– goodreads –
I was a huge fan of Uprooted, so of course I had to pick this up in hardcover as soon as it came out and read it as soon as I could. And it’s a lovely, wintry tale; subversive yet true to its origins. Novik takes a fairytale and makes in complex, shot through with realism, but no less magical for that. It’s not “just” a retelling. It also touches upon medieval antisemitism, the position of women in their society without denying them agency, family, all in a way that makes sense within the story.
I wasn’t sorry to be leaving them. I loved nothing about the town or any of them, even now when it was at least familiar ground.

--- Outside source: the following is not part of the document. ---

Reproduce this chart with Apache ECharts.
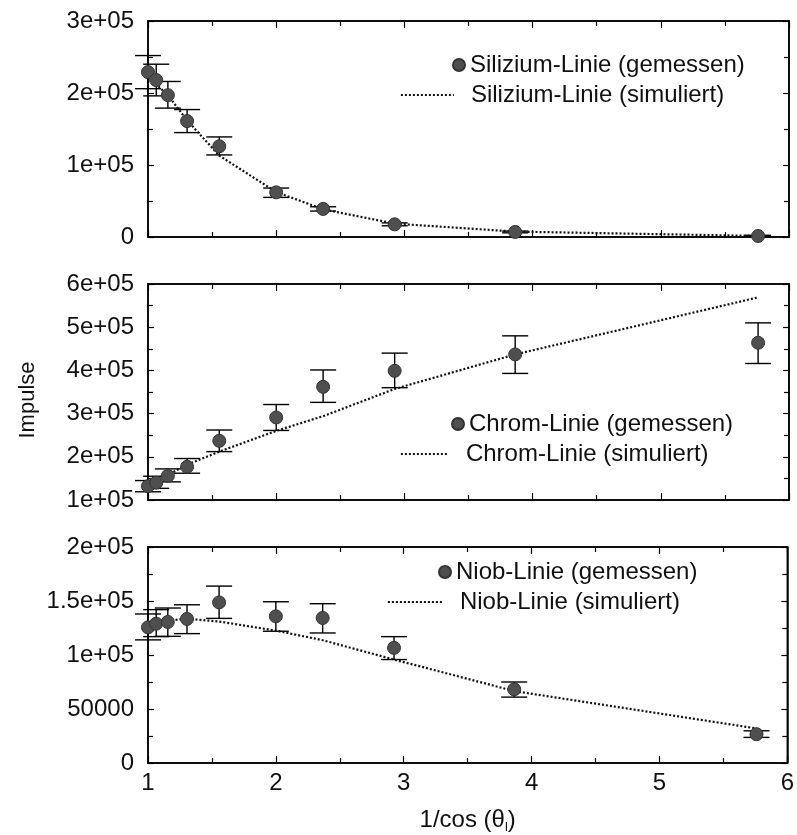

I wasn’t sorry they didn’t like me, I wasn’t sorry I had been hard to them. I was glad, fiercely glad. They had wanted to bury my mother and leave my father behind to die alone. They had wanted me to go be a beggar in my grandfather’s house, and leave the rest of my life a quiet mouse in the kitchen. They would have devoured my family and picked their teeth with the bones, and never been sorry at all.
Easily the best part besides the atmosphere (nailed, of course) and beautiful writing are the characters. Especially the main three female characters. Miryem, the fiercely pragmatic moneylender. Wanda, a farmgirl who’s much smarter than she looks. Irina, a daugher of a local duke without much control over her life. Neither of them particularily strong or beautiful or inherently superspecial, but they all try to make the best of what they can do.